# WHAT TO PRODUCE:
Could the lines from the start of the data through the line with "nan = np.nan" be set down exactly, with no pictures among them?

# DATA LINES:
# # #

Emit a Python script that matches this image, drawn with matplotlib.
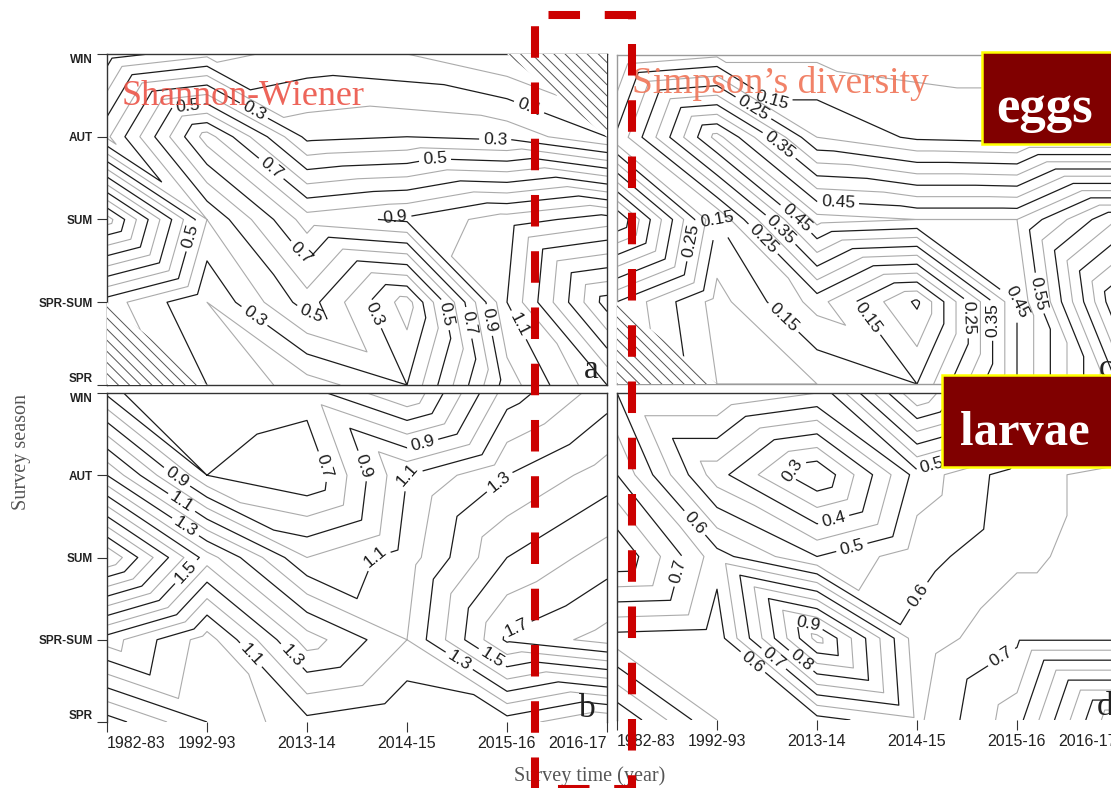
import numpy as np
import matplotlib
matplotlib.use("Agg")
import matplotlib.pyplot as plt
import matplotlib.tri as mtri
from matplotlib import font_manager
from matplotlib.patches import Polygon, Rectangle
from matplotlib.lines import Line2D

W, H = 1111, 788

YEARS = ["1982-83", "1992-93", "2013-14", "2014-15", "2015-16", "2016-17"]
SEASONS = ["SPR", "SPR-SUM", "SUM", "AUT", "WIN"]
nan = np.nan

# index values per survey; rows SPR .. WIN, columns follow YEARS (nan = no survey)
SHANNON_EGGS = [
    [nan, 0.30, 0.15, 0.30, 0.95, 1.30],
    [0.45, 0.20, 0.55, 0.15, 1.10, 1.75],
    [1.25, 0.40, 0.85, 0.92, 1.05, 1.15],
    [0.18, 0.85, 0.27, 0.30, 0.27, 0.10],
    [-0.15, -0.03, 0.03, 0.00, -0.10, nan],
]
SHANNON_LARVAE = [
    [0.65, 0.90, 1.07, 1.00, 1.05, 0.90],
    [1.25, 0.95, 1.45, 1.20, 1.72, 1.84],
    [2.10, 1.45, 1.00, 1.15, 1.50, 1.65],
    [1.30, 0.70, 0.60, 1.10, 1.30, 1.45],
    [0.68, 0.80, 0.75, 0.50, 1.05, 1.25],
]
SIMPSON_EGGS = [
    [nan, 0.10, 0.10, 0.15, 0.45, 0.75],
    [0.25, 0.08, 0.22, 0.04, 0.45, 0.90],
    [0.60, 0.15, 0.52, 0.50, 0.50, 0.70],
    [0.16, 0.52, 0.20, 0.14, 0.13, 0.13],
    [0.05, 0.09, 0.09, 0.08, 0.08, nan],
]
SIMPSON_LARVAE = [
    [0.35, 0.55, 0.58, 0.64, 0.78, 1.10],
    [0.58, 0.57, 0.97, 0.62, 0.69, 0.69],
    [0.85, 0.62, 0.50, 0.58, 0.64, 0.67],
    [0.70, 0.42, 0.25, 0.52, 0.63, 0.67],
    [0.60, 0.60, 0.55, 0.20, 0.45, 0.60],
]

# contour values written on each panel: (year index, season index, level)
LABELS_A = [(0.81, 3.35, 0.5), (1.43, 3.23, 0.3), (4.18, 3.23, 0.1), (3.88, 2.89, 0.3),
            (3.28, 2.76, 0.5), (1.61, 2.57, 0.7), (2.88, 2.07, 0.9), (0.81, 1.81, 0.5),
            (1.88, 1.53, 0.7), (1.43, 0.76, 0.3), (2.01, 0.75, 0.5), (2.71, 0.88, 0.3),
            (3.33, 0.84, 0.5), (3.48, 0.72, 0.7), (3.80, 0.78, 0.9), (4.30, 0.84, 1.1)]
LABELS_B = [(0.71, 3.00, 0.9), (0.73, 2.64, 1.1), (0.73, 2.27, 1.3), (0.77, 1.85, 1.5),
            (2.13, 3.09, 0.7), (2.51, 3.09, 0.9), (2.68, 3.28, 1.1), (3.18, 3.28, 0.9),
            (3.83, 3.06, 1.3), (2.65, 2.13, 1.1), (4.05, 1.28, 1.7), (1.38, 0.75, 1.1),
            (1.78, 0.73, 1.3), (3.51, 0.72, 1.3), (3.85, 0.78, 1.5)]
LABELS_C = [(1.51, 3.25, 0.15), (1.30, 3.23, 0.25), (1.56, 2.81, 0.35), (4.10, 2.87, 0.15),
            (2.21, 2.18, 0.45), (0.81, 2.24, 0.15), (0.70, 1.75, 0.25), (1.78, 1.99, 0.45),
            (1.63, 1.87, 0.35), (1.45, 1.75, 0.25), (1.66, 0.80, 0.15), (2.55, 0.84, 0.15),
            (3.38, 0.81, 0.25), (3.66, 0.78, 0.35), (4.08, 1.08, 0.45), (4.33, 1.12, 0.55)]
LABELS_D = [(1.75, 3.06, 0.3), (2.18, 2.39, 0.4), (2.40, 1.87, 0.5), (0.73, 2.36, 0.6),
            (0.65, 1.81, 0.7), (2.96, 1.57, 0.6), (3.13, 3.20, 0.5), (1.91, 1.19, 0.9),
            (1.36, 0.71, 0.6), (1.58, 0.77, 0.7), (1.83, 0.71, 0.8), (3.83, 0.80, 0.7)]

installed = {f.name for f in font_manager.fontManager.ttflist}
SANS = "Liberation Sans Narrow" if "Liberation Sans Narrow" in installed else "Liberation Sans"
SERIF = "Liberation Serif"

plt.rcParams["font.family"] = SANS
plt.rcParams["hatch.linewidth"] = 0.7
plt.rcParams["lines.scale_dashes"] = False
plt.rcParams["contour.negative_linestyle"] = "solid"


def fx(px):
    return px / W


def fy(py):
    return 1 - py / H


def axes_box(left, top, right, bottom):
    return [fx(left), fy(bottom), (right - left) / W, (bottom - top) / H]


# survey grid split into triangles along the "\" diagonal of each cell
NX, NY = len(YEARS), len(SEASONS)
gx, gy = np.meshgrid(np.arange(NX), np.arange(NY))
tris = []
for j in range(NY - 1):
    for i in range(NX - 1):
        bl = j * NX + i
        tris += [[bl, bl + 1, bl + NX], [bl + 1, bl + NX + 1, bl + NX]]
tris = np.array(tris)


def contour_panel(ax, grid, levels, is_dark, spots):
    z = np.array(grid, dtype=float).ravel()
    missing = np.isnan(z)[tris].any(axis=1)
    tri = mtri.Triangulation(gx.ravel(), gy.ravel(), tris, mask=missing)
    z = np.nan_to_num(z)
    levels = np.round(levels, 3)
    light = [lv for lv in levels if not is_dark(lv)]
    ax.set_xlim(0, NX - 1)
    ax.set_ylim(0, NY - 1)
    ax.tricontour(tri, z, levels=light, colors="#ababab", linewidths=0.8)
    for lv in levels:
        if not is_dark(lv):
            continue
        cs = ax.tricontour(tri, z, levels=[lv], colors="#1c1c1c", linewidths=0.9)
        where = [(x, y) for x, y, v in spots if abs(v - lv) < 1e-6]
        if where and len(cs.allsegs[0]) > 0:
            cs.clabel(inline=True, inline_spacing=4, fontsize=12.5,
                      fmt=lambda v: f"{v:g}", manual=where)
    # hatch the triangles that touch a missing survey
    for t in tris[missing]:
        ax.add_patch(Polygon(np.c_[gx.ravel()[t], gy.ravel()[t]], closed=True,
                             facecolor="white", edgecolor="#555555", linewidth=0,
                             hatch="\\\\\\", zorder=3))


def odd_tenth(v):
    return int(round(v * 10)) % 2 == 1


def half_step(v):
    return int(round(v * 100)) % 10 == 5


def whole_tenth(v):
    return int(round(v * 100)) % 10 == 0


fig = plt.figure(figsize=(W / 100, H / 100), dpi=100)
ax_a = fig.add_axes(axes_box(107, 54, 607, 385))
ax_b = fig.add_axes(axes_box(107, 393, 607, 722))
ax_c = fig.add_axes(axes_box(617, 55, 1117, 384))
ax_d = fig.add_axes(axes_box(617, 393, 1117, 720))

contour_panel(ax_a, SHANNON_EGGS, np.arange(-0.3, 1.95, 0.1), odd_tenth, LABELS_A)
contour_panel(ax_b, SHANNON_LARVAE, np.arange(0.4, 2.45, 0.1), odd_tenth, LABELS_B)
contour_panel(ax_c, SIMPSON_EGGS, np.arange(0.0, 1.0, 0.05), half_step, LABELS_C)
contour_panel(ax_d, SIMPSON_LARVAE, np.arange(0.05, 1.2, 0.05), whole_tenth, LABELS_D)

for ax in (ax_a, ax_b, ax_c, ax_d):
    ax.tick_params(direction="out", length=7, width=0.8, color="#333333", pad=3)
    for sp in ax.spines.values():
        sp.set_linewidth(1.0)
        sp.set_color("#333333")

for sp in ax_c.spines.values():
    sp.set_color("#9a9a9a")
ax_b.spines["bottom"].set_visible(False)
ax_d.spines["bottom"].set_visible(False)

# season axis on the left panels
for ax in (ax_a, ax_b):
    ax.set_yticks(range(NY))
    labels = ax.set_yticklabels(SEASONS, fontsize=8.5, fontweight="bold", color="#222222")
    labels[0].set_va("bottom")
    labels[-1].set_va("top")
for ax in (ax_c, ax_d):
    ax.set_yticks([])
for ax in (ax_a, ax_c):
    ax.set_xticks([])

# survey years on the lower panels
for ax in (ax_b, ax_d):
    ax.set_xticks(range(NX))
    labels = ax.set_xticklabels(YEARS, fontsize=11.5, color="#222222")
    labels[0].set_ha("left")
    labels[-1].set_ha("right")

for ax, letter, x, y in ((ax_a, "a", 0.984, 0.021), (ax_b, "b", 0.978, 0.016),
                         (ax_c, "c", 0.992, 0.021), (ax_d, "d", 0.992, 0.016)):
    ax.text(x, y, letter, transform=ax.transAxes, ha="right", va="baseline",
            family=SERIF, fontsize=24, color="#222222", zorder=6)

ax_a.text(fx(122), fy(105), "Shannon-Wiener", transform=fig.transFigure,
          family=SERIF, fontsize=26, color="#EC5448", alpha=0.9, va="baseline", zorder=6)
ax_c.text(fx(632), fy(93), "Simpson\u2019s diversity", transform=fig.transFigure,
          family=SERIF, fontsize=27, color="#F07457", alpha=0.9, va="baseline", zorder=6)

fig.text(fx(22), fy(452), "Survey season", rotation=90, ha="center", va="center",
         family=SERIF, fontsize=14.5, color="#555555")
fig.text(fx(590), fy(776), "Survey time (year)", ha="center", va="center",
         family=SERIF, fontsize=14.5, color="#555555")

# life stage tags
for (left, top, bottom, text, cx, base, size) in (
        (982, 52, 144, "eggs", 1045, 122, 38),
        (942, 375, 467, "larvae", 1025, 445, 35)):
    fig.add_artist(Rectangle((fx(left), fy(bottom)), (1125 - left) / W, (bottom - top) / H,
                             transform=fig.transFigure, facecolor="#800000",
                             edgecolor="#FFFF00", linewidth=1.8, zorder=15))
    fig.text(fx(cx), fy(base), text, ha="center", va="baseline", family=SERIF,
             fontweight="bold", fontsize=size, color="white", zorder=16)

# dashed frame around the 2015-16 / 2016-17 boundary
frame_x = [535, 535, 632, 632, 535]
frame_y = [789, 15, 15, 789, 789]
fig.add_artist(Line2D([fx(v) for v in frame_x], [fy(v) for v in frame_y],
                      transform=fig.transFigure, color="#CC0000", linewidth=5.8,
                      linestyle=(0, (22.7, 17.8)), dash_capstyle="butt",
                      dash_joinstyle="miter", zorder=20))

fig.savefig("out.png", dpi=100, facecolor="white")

# # #

# EXERCISE RESPONSE:
Emit a Python script that matches this image, drawn with matplotlib.
import numpy as np
import matplotlib
matplotlib.use("Agg")
import matplotlib.pyplot as plt
import matplotlib.tri as mtri
from matplotlib import font_manager
from matplotlib.patches import Polygon, Rectangle
from matplotlib.lines import Line2D

W, H = 1111, 788

YEARS = ["1982-83", "1992-93", "2013-14", "2014-15", "2015-16", "2016-17"]
SEASONS = ["SPR", "SPR-SUM", "SUM", "AUT", "WIN"]
nan = np.nan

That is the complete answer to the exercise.